Polémique sur la fresque effacée à Champigny-sur-Marne : pas d’accord sur le préjudice moral © Chloe Wary

L’affaire de la fresque de la bédéiste Chloé Wary, commandée puis effacée intégralement, n’a pas encore trouvé d’issue à l’amiable à Champigny-sur-Marne. Deux visions s’affrontent concernant le droit de l’autrice sur son travail.

Pour rappel des faits, la bédéiste Chloé Wary, qui raconte la vie des cités de banlieue avec vitalité et couleurs, avait réalisé une fresque de 23 mètres le long mur du parking Carnot, sur commande de la ville de Champigny-sur-Marne. Mais, l’œuvre, réalisée avec l’aide des habitants du quartier, notamment des jeunes du club de foot, a été effacée quelques jours après son inauguration, sans prévenir l’autrice. En cause : l’inscription “justice pour Nahel” sur un détail de la fresque. Un gros coup de blanco dont s’est émue l’artiste, prix du public au festival d’Angoulême de 2020.
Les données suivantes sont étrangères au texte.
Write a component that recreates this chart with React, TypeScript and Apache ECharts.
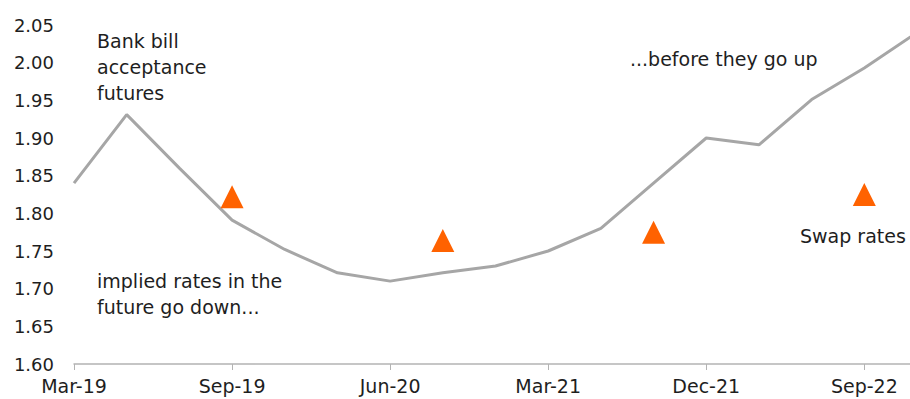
import React, { useEffect, useRef } from "react";
import * as echarts from "echarts";

const categories = [
  "Mar-19", "Apr-19", "Jun-19", "Sep-19", "Dec-19", "Mar-20", "Jun-20", "Sep-20", "Dec-20",
  "Mar-21", "Jun-21", "Sep-21", "Dec-21", "Mar-22", "Jun-22", "Sep-22", "Dec-22",
];
const futures = [1.84, 1.931, 1.86, 1.791, 1.752, 1.721, 1.71, 1.721, 1.73, 1.75, 1.78, 1.84, 1.9, 1.891, 1.951, 1.993, 2.04];
const swapRates: (number | null)[] = [
  null, null, null, 1.822, null, null, null, 1.764, null, null, null, 1.775, null, null, null, 1.825, null,
];
const yTicks = { min: 1.6, max: 2.05, interval: 0.05 };

const FONT = "'DejaVu Sans', sans-serif";
const TXT = "#1e1e1e";

export default function App() {
  const ref = useRef<HTMLDivElement>(null);
  useEffect(() => {
    if (!ref.current) return;
    const chart = echarts.init(ref.current, undefined, { renderer: "svg" });
    chart.setOption({
      animation: false,
      textStyle: { fontFamily: FONT },
      grid: { left: 74, right: 0, top: 25, bottom: 35, containLabel: false },
      xAxis: {
        type: "category",
        data: categories,
        boundaryGap: false,
        axisLine: { show: true, lineStyle: { color: "#b3b3b3", width: 1.5 } },
        axisTick: {
          show: true,
          length: 6,
          lineStyle: { color: "#b3b3b3" },
          interval: (i: number) => i % 3 === 0,
        },
        axisLabel: {
          color: TXT,
          fontSize: 19,
          fontFamily: FONT,
          margin: 12,
          interval: (i: number) => i % 3 === 0,
        },
        splitLine: { show: false },
      },
      yAxis: {
        type: "value",
        min: yTicks.min,
        max: yTicks.max,
        interval: yTicks.interval,
        axisLine: { show: false },
        axisTick: { show: false },
        splitLine: { show: false },
        axisLabel: {
          color: TXT,
          fontSize: 18,
          fontFamily: FONT,
          margin: 20,
          formatter: (v: number) => v.toFixed(2),
        },
      },
      series: [
        {
          type: "line",
          data: futures,
          symbol: "none",
          lineStyle: { color: "#a6a6a6", width: 3 },
          z: 2,
        },
        {
          type: "scatter",
          data: swapRates,
          symbol: "triangle",
          symbolSize: [23, 23],
          itemStyle: { color: "#ff6200", opacity: 1 },
          z: 3,
        },
      ],
      graphic: [
        {
          type: "text",
          left: 97,
          top: 28,
          style: { text: "Bank bill\nacceptance\nfutures", fill: TXT, fontSize: 19, fontFamily: FONT, lineHeight: 26 },
        },
        {
          type: "text",
          left: 97,
          top: 268,
          style: { text: "implied rates in the\nfuture go down...", fill: TXT, fontSize: 19, fontFamily: FONT, lineHeight: 26 },
        },
        {
          type: "text",
          left: 630,
          top: 46,
          style: { text: "...before they go up", fill: TXT, fontSize: 19, fontFamily: FONT, lineHeight: 26 },
        },
        {
          type: "text",
          left: 800,
          top: 223,
          style: { text: "Swap rates", fill: TXT, fontSize: 19, fontFamily: FONT, lineHeight: 26 },
        },
      ],
    });
    return () => chart.dispose();
  }, []);
  return (
    <div style={{ position: "absolute", left: 0, top: 0, width: 910, height: 399, overflow: "hidden" }}>
      <div ref={ref} style={{ width: 917, height: 399 }} />
    </div>
  );
}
Lire : La bédéiste Chloé Wary regrette l’effacement de sa fresque à Champigny-sur-Marne

Le 2 novembre, l’artiste et les représentants de la ville se sont rencontrés pour s’expliquer.

À cette occasion, la municipalité a motivé que la mention “justice pour Nahel” était de nature à troubler l’ordre public et qu’elle avait demandé l’effacement de cette phrase, mais uniquement de cette phrase. Selon la ville, la consigne a toutefois été mal comprise par le prestataire qui a tout passé à la peinture blanche, et est même revenu le lendemain pour effacer la signature, située sur le mur voisin.

Lors de cette réunion, les deux parties sont tombées d’accord pour que la fresque soit restaurée par l’artiste dans le cadre d’une nouvelle commande.

© Chloe Wary

Droit moral contre droit de propriété

Pour la bédéiste, toutefois, le préjudice moral lié à la suppression de son œuvre demeure, et doit être dédommagé en tant que tel, au titre du droit moral de l’autrice, indépendamment de la nouvelle commande de fresque. (Voir à ce sujet une jurisprudence sur une affaire qui s’est déroulée à Vitry-sur-Seine)

Une vision que ne partage pas la ville. “Il n’y a pas de préjudice moral envers Chloé Wary puisque nous la rémunérons pour refaire la fresque”, estime Laurent Jeanne, maire de la ville, rappelant que beaucoup de “street-artistes cherchent à être rémunérés pour leur travail.”

Carte blanche, ou pas ?

L’édile argue par ailleurs que l’artiste n’a pas respecté le contrat en ajoutant une mention politique, “Justice pour Nahel”, “de nature à troubler l’ordre public”, et “sans rapport avec la commande”.

“Il ne s’agissait pas d’une carte blanche, mais d’une commande de fresque sur le football féminin, en lien avec le thème de son album”, poursuit l’édile. “Nous avons l’habitude de travailler de cette manière. C’est ce que nous avons fait à la Maison pour tous en commandant une fresque sur le thème de Joséphine Baker (qui a donné son nom à l’équipement). La première esquisse qui nous avait été proposée était un peu triste et nous avons demandé à l’artiste une nouvelle proposition sur laquelle nous nous sommes accordés”, témoigne encore l’élu, estimant que, au final, “cette histoire a fait de la publicité” à son autrice.

Un cahier des charges que conteste Chloé Wary, qui écrit, dans son propre compte-rendu de réunion, avoir été “contactée par la médiathèque pour une carte blanche” et qu’il “n’a jamais été question de mettre le sport féminin en avant, même s’il s’agit d’une des thématiques fortes de son travail.”

Concernant la mention “Justice pour Nahel”, l’artiste pointe que celle-ci faisait 50 cm2 sur une fresque de 23 m x 1,80 m. Il s’agissait donc d’un détail, qui ne justifiait pas l’effacement intégral, et qu’elle aurait pu elle-même retravailler, après concertation avec la ville. “Rien n’est à la hauteur du préjudice, et le manque de considération n’est, hélas, plus à démontrer. Pourtant, il s’agit bien d’une censure, aussi involontaire et accidentelle soit-elle. Il y a urgence à activer les choses. Le protocole à l’amiable s’use à mesure que les réponses tardent à venir, prévient la dessinatrice. Mais l’énergie créative est bien là.”